If the predictions come to pass, the reality of an older, shrinking population is likely to exert a heavier weight on public debates about forces such as capitalism and racism in the decades ahead – or at least it should, Murray says. “It really has a profound effect and people haven’t been thinking about it for a long time.”

“Having a society where the population pyramid is inverted, where there’s fewer people in the age group behind you and more people in the age group ahead of you – which is where we’re rapidly heading – just has incredibly profound effects on every aspect of how our society is organised,” he says.

“Who pays taxes? How do we afford health insurance and social security? Who’s respected in society? When there’s tons of people over 80 and very few under 30, everything gets totally scrambled and I think nobody’s really coming to grips just how different societies will be within an inverted age structure.”

As well as relieving the strain on the environment, “peak human” might force a reckoning with economic models that link prosperity to endless growth, says Derek Hoff, an associate professor of University of Utah’s David Eccles School of Business, who has written a book on the US population debate.

“The argument is that if you don’t have steadily rising populations you can’t have economic growth, and there there is this crisis for social support systems of too many old people and not enough young people to pay for them,” he says.

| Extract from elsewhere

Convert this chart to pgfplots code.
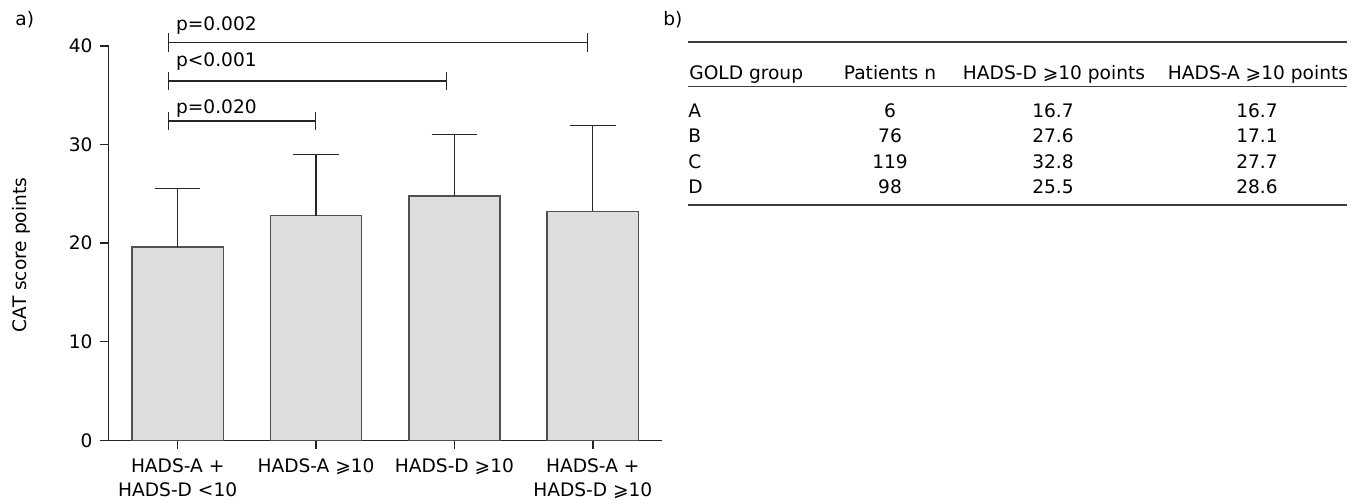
\documentclass[border=0pt]{standalone}
\usepackage{fontspec}
\setmainfont{DejaVu Sans}
\usepackage{pgfplots}
\pgfplotsset{compat=1.18}
\definecolor{barfill}{RGB}{220,221,223}
\definecolor{baredge}{RGB}{80,80,80}
\definecolor{axisgray}{RGB}{35,35,35}
\definecolor{rulegray}{RGB}{60,60,60}

\pgfplotstableread{
x y e
0 19.59 5.99
1 22.80 6.16
2 24.80 6.19
3 23.21 8.70
}\catdata

\newcommand{\chartfont}{\fontsize{9.3pt}{12pt}\selectfont}

\begin{document}
\begin{tikzpicture}[font=\chartfont]
\path[use as bounding box] (0,0) rectangle (679.5pt,250.5pt);
\begin{axis}[
  at={(54.25pt,30.35pt)}, anchor=south west,
  scale only axis, width=276.75pt, height=197.15pt,
  xmin=-0.5, xmax=3.5, ymin=0, ymax=40,
  axis x line*=bottom, axis y line*=left,
  axis line style={line width=0.75pt, color=axisgray, -},
  xtick={0,1,2,3},
  xticklabels={{HADS-A +\\HADS-D <10}, {HADS-A ⩾10}, {HADS-D ⩾10}, {HADS-A +\\HADS-D ⩾10}},
  xticklabel style={align=center, font=\chartfont, yshift=-1pt},
  yticklabel style={font=\chartfont},
  ytick={0,10,20,30,40},
  tick align=outside, major tick length=4.5pt,
  tick style={line width=0.75pt, color=axisgray},
  /pgf/number format/assume math mode=true,
  ylabel={CAT score points},
  every axis y label/.style={at={(axis description cs:-0.1566,0.47)}, rotate=90, anchor=center, font=\chartfont},
  clip=false,
]
\addplot[ybar, bar width=0.66, fill=barfill, draw=baredge, line width=0.75pt,
  error bars/.cd, y dir=plus, y explicit,
  error bar style={line width=0.6pt, color=black!85},
  error mark options={rotate=90, mark size=11.4pt, line width=0.6pt, color=black!85}]
  table[x=x, y=y, y error=e] {\catdata};

% significance brackets
\draw[line width=0.6pt, black!85] (axis cs:-0.065,40.38) -- (axis cs:2.9595,40.38);
\draw[line width=0.6pt, black!85] (axis cs:-0.065,39.42) -- (axis cs:-0.065,41.34);
\draw[line width=0.6pt, black!85] (axis cs:2.9595,39.42) -- (axis cs:2.9595,41.34);
\node[anchor=base west, inner sep=0pt] at (axis cs:-0.0145,41.6) {p=0.002};

\draw[line width=0.6pt, black!85] (axis cs:-0.065,36.45) -- (axis cs:1.943,36.45);
\draw[line width=0.6pt, black!85] (axis cs:-0.065,35.49) -- (axis cs:-0.065,37.41);
\draw[line width=0.6pt, black!85] (axis cs:1.943,35.49) -- (axis cs:1.943,37.41);
\node[anchor=base west, inner sep=0pt] at (axis cs:-0.0145,37.94) {p<0.001};

\draw[line width=0.6pt, black!85] (axis cs:-0.065,32.39) -- (axis cs:0.9957,32.39);
\draw[line width=0.6pt, black!85] (axis cs:-0.065,31.43) -- (axis cs:-0.065,33.35);
\draw[line width=0.6pt, black!85] (axis cs:0.9957,31.43) -- (axis cs:0.9957,33.35);
\node[anchor=base west, inner sep=0pt] at (axis cs:-0.0145,33.16) {p=0.020};
\end{axis}

% panel labels
\node[anchor=base west, inner sep=0pt] at (7.5pt,237.5pt) {a)};
\node[anchor=base west, inner sep=0pt] at (331.5pt,237.5pt) {b)};

% table
\draw[rulegray, line width=1pt] (344pt,229.5pt) -- (673.5pt,229.5pt);
\draw[rulegray, line width=0.7pt] (344pt,207.15pt) -- (673.5pt,207.15pt);
\draw[rulegray, line width=1pt] (344pt,148pt) -- (673.5pt,148pt);

\node[anchor=base west, inner sep=0pt] at (344.5pt,210.5pt) {GOLD group};
\node[anchor=base, inner sep=0pt] at (445pt,210.5pt) {Patients n};
\node[anchor=base, inner sep=0pt] at (527pt,210.5pt) {HADS-D ⩾10 points};
\node[anchor=base, inner sep=0pt] at (629pt,210.5pt) {HADS-A ⩾10 points};

\foreach \g/\n/\d/\a/\yy in {A/6/16.7/16.7/191.65, B/76/27.6/17.1/179.15, C/119/32.8/27.7/166.35, D/98/25.5/28.6/153.85}{
  \node[anchor=base west, inner sep=0pt] at (344pt,\yy pt) {\g};
  \node[anchor=base, inner sep=0pt] at (445pt,\yy pt) {\n};
  \node[anchor=base, inner sep=0pt] at (526.5pt,\yy pt) {\d};
  \node[anchor=base, inner sep=0pt] at (628.5pt,\yy pt) {\a};
}
\end{tikzpicture}
\end{document}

That growth orthodoxy is coming under increasing scrutiny, especially in developed economies. Hoff does not deny that ageing population throws up challenges, “but I don’t think it’s as big a crisis as is being suggested”, he says. “Look at Japan. Everyone say it’s in a demographic downward spiral. But it’s a very rich society and continues to get richer.”

As that debate takes place, the pushback against falling birthrates is likely to intensify. And if people cannot be persuaded to have more children, Murray says some governments might turn to more punitive methods.

“When societies really start to have geopolitical issues, what’s going to happen?” he says. “I think we will see a lot of energy going into trying to solve this problem. Some of that will be constructive – giving women more support to have careers and children. Some may be a real threat to women’s right to choose.”